Yep. I went there.
I love the Pledge. I love my country. Two days after high school graduation I was standing at attention with my head shaved and my sphincter clenched as a DI roared at me. That’s how much I love my country.
But “Under God” should not be there. It just shouldn’t, and if you really do support what America stands for, you’ll see that.
I’ll outline the reasons:
1. It’s not in the original.
The Pledge was written in 1892 by Francis Bellamy, a Baptist minster, and even he didn’t see the need to put in “under God.” The original text is “I pledge allegiance to my flag and the republic for which it stands, indivisible, with liberty and justice for all.”
“Under God” was added in 1954, during the Cold War, at a time that gave us other great ideas like “Duck and Cover,” McCarthyism and sending “advisors” to Vietnam.
So don’t get all irate that we’re bucking tradition by taking it out. The men who stormed Omaha Beach and raised the flag on Iwo Jima did not say “under God” when they recited the pledge. They seem to have done OK without it.
2. It pretty much violates the Establishment Clause of the First Amendment.
I’ll let you guys go check. Just find the Second Amendment (you all know that one) and look right above it. And there’s eight more under it in the Bill of Rights. Wild, I know.
Anyway, right there in the Constitution you can find the clause: “Congress shall make no law respecting an establishment of religion, or prohibiting the free exercise thereof…”

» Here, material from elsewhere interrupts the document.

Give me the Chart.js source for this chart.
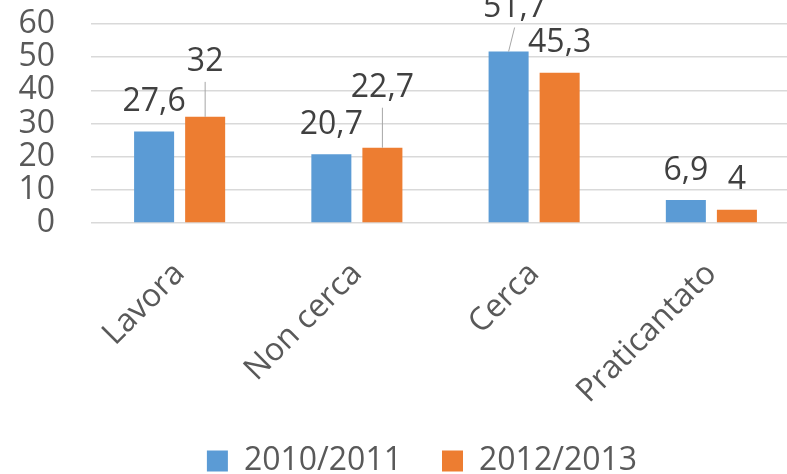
<!DOCTYPE html>
<html>
<head>
<meta charset="utf-8">
<script src="https://cdn.jsdelivr.net/npm/chart.js@4/dist/chart.umd.min.js"></script>
<style>
    html, body { margin: 0; padding: 0; background: #fff; overflow: hidden; }
    #wrap { position: relative; width: 844px; height: 474px; }
</style>
</head>
<body>
<div id="wrap"><canvas id="myBarChart" width="844" height="474"></canvas></div>
<script>
var categories = ['Lavora', 'Non cerca', 'Cerca', 'Praticantato'];
var seriesNames = ['2010/2011', '2012/2013'];
var values2010 = [27.6, 20.7, 51.7, 6.9];
var values2012 = [32, 22.7, 45.3, 4];
var yTicks = [0, 10, 20, 30, 40, 50, 60];

var fontFamily = '"Open Sans", sans-serif';
var labelGap = 32; // distance from bar top to label centre
// labels that were dragged away from their bar, [dx, dy] by "dataset-index"
var labelMoves = { '1-0': [0, -25], '1-1': [0, -30], '0-2': [6, -14] };

function formatComma(v) {
    return String(v).replace('.', ',');
}

var dataLabelPlugin = {
    id: 'dataLabels',
    afterLayout: function(chart) {
        // legend is centred on the wider original frame, and sits a bit lower
        chart.legend.left += 13;
        chart.legend.right += 13;
        chart.legend.top += 13;
        chart.legend.bottom += 13;
        // let the rotated category labels run into the legend band
        chart.scales.x.bottom = chart.height;
    },
    afterDatasetsDraw: function(chart) {
        var ctx = chart.ctx;
        ctx.save();
        ctx.font = '32px ' + fontFamily;
        ctx.textAlign = 'center';
        ctx.textBaseline = 'alphabetic';
        chart.data.datasets.forEach(function(ds, di) {
            var meta = chart.getDatasetMeta(di);
            meta.data.forEach(function(bar, i) {
                var move = labelMoves[di + '-' + i] || [0, 0];
                var cx = bar.x + move[0];
                var cy = bar.y - labelGap + move[1];
                if (move[1] !== 0) {
                    // leader line back to the bar
                    ctx.strokeStyle = '#a6a6a6';
                    ctx.lineWidth = 1;
                    ctx.beginPath();
                    ctx.moveTo(cx, cy + 22);
                    ctx.lineTo(bar.x, bar.y);
                    ctx.stroke();
                }
                ctx.fillStyle = '#404040';
                ctx.fillText(formatComma(ds.data[i]), cx, cy + 11.4);
            });
        });
        ctx.restore();
    }
};

var barChartData = {
    labels: categories,
    datasets: [{
        label: seriesNames[0],
        data: values2010,
        backgroundColor: '#5b9bd5',
        categoryPercentage: 0.576,
        barPercentage: 0.784
    }, {
        label: seriesNames[1],
        data: values2012,
        backgroundColor: '#ed7d31',
        categoryPercentage: 0.576,
        barPercentage: 0.784
    }]
};

var ctx = document.getElementById('myBarChart').getContext('2d');
new Chart(ctx, {
    type: 'bar',
    data: barChartData,
    plugins: [dataLabelPlugin],
    options: {
        responsive: false,
        animation: false,
        devicePixelRatio: 1,
        layout: {
            padding: { left: 18, right: 44, top: 24, bottom: 0 }
        },
        plugins: {
            tooltip: { enabled: false },
            legend: {
                position: 'bottom',
                labels: {
                    boxWidth: 21,
                    boxHeight: 21,
                    padding: 40,
                    color: '#595959',
                    font: { family: fontFamily, size: 32 }
                }
            }
        },
        scales: {
            x: {
                grid: { display: false },
                border: { display: false },
                afterFit: function(scale) {
                    scale.height = 169;
                },
                ticks: {
                    maxRotation: 45,
                    minRotation: 45,
                    padding: 24,
                    color: '#595959',
                    font: { family: fontFamily, size: 32 }
                }
            },
            y: {
                min: yTicks[0],
                max: yTicks[yTicks.length - 1],
                afterBuildTicks: function(scale) {
                    scale.ticks = yTicks.map(function(v) { return { value: v }; });
                },
                afterFit: function(scale) {
                    scale.width = 73;
                    scale.paddingTop = 0;
                    scale.paddingBottom = 0;
                },
                grid: { color: '#d9d9d9', lineWidth: 1.5, drawTicks: false },
                border: { display: false },
                ticks: {
                    autoSkip: false,
                    padding: 36,
                    color: '#595959',
                    font: { family: fontFamily, size: 32 }
                }
            }
        }
    }
});
</script>
</body>
</html>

Which means, basically, that the US will not have an “official” state religion, or prevent me, if I’m a Buddhist for example, from practicing my own religion by, oh, I dunno, making me swear fealty to your God.
So, yeah, I think it’s fairly clear, you don’t get to insert your God of choice into the Pledge for everybody. Liberty and justice for all, bitches.
Know your Constitution if you’re gonna yell about it.
3. The “Under God” part kinda invalidates the “For all” part.
We should strive for Liberty and Justice for all. Not single out and persecute groups because they follow a different religion. Kinda why some of our ancestors left the Old Country in the first place. Especially those guys in funny hats who founded Massachusetts and then did something with tea and a harbor…It’ll come to you if you think.
Know your history.
4. Other oaths of service seem to do OK without it.
When a young man, fresh out of high school in 1986, stood at the Military Entrance Processing Center and repeated the oath to defend this nation from all foes both foreign and domestic, the Marine administering it finished by saying: “You may add the phrase ‘so help me, God’ if you so choose.”
So, if the freaking Marine Corps thinks you can mean what you say and serve your country without the help of the great Sky God, I think that should be good enough for Mrs Mulcahy’s first grade class.
Although, if I had to go back in time, and pick Parris Island or St Joseph’s Elementary to repeat, I’d probably think real hard for a minute and then line up to get my head shaved again.